The occasion arose when Landa was doing some restoration work at home and came across a supply of walnut from Kazakhstan once used to make the stocks of Kalashnikov rifles during the Cold War years.
“There were just two truckloads of the wood left and I bought it all,” says Landa. “When the artists I work with saw this beautiful hardwood they couldn’t wait to get their hands on it. One of our glass chandelier workshops has now been taken over for working the wood.”
One artist in particular, third-generation glassmaker Vlastimil Beránek (pictured above), has produced a series of stunning pieces using the 30-year-old Russian walnut. The monolithic sculptures resemble the elementary but graceful forms that the artist creates for his glass sculptures.
As the wood planks are sized for making rifle butts, the individual ‘building blocks’ of wood are shaped using a CNC machine, then laminated together and finished by hand before being treated with bees’ wax for a rich, natural finish. The first two sculptures were snapped up within a week.
“Some of the choicest wood is a root burl that has the most amazing colours and grain,” says Landa. “For such a tough wood, it’s so soft and tactile: you just want to reach out and touch it.”
The finished pieces vary in size with a diameter from around 45–65cm, but Beránek has also produced miniature sample models so that future clients can choose the dimensions and select the wood cut they prefer.
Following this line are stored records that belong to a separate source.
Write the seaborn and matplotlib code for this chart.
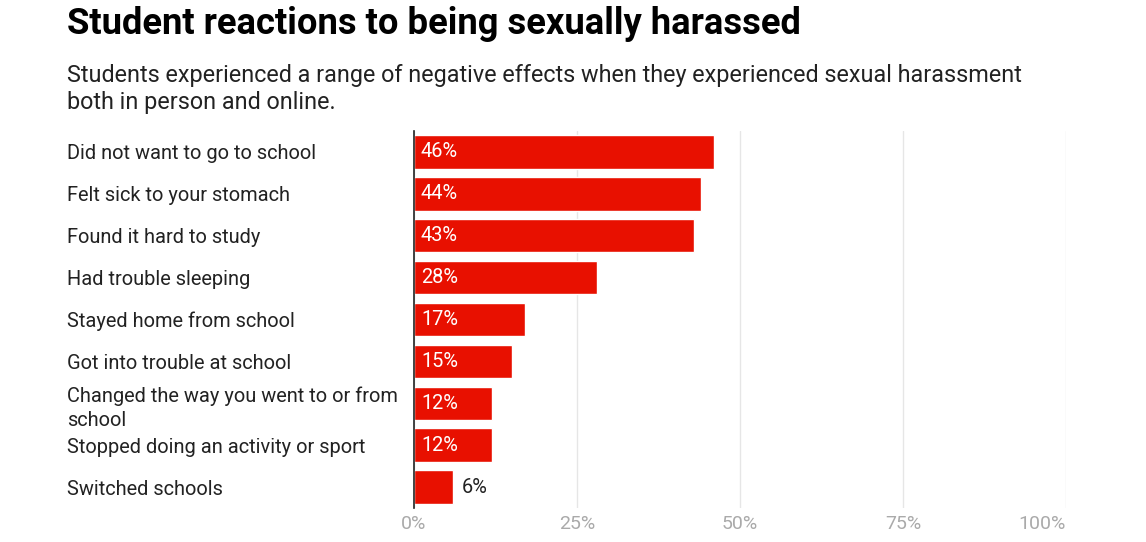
import matplotlib
matplotlib.use("Agg")
import matplotlib.pyplot as plt
import seaborn as sns
import pandas as pd

# === Data ===
reactions = [
    "Did not want to go to school",
    "Felt sick to your stomach",
    "Found it hard to study",
    "Had trouble sleeping",
    "Stayed home from school",
    "Got into trouble at school",
    "Changed the way you went to or from\nschool",
    "Stopped doing an activity or sport",
    "Switched schools",
]
shares = [46, 44, 43, 28, 17, 15, 12, 12, 6]
x_ticks = [0, 25, 50, 75, 100]
x_tick_labels = ["0%", "25%", "50%", "75%", "100%"]

df = pd.DataFrame({"reaction": reactions, "share": shares})

sns.set_theme(style="white")
plt.rcParams["font.family"] = ["Roboto", "DejaVu Sans"]

fig = plt.figure(figsize=(11.46, 5.42), dpi=100)
ax = fig.add_axes([414 / 1146, 1 - 508 / 542, 652 / 1146, (508 - 131) / 542])

sns.barplot(data=df, x="share", y="reaction", color="#e81000", saturation=1,
            width=0.8, ax=ax, orient="h")

ax.set_xlim(0, 100)
ax.set_xticks(x_ticks)
ax.set_xticklabels(x_tick_labels, color="#aaaaaa", fontsize=14)
ax.get_xticklabels()[-1].set_ha("right")
ax.set_xlabel("")
ax.set_ylabel("")
ax.grid(axis="x", color="#e6e6e6", linewidth=1)
ax.set_axisbelow(True)
for side in ["top", "right", "bottom"]:
    ax.spines[side].set_visible(False)
ax.spines["left"].set_color("#222222")
ax.spines["left"].set_linewidth(1.2)
ax.tick_params(axis="x", length=0, pad=5)
ax.tick_params(axis="y", length=0, pad=250)
for lab in ax.get_yticklabels():
    lab.set_ha("left")
    lab.set_fontsize(14.4)
    lab.set_color("#222222")
    lab.set_linespacing(1.35)

# value labels
for i, v in enumerate(shares):
    if v >= 10:
        ax.annotate(f"{v}%", (0, i), xytext=(5, 0), textcoords="offset points",
                    ha="left", va="center", color="white", fontsize=14.4)
    else:
        ax.annotate(f"{v}%", (v, i), xytext=(6, 0), textcoords="offset points",
                    ha="left", va="center", color="#222222", fontsize=14.4)

fig.text(67 / 1146, 1 - 24 / 542, "Student reactions to being sexually harassed",
         fontsize=26.2, fontweight="bold", color="black", va="center", ha="left")
fig.text(67 / 1146, 1 - 89 / 542,
         "Students experienced a range of negative effects when they experienced sexual harassment\nboth in person and online.",
         fontsize=16.8, color="#222222", va="center", ha="left", linespacing=1.2)

fig.savefig("out.png", dpi=100, facecolor="white")
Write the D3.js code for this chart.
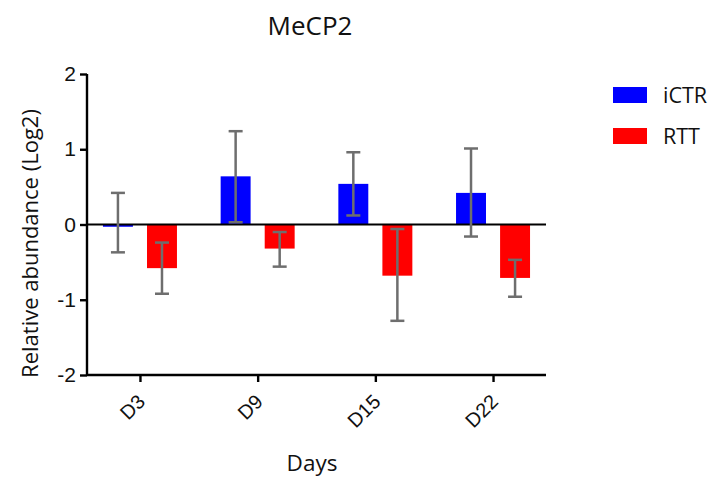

Given the finite supply of walnut available, the sculptures are necessarily limited editions and no two pieces are exactly alike.
Prices start at around €30,000 for the smaller wood sculptures: a far cry from the €120,000 or more for an equivalent piece in glass (one of Beránek’s largest glass creations weighing over 200kg has sold for more than €1 million).
Working with a local foundry, the multi-talented Beránek has also started producing pieces in cast bronze and sculptures in stainless steel for Crystal Caviar, which required upgrading the materials and metalworking processes to ensure superyacht quality.
Crystal Caviar will exhibit at the Dubai International Boat Show from 28 Feb – 4 March, 2017.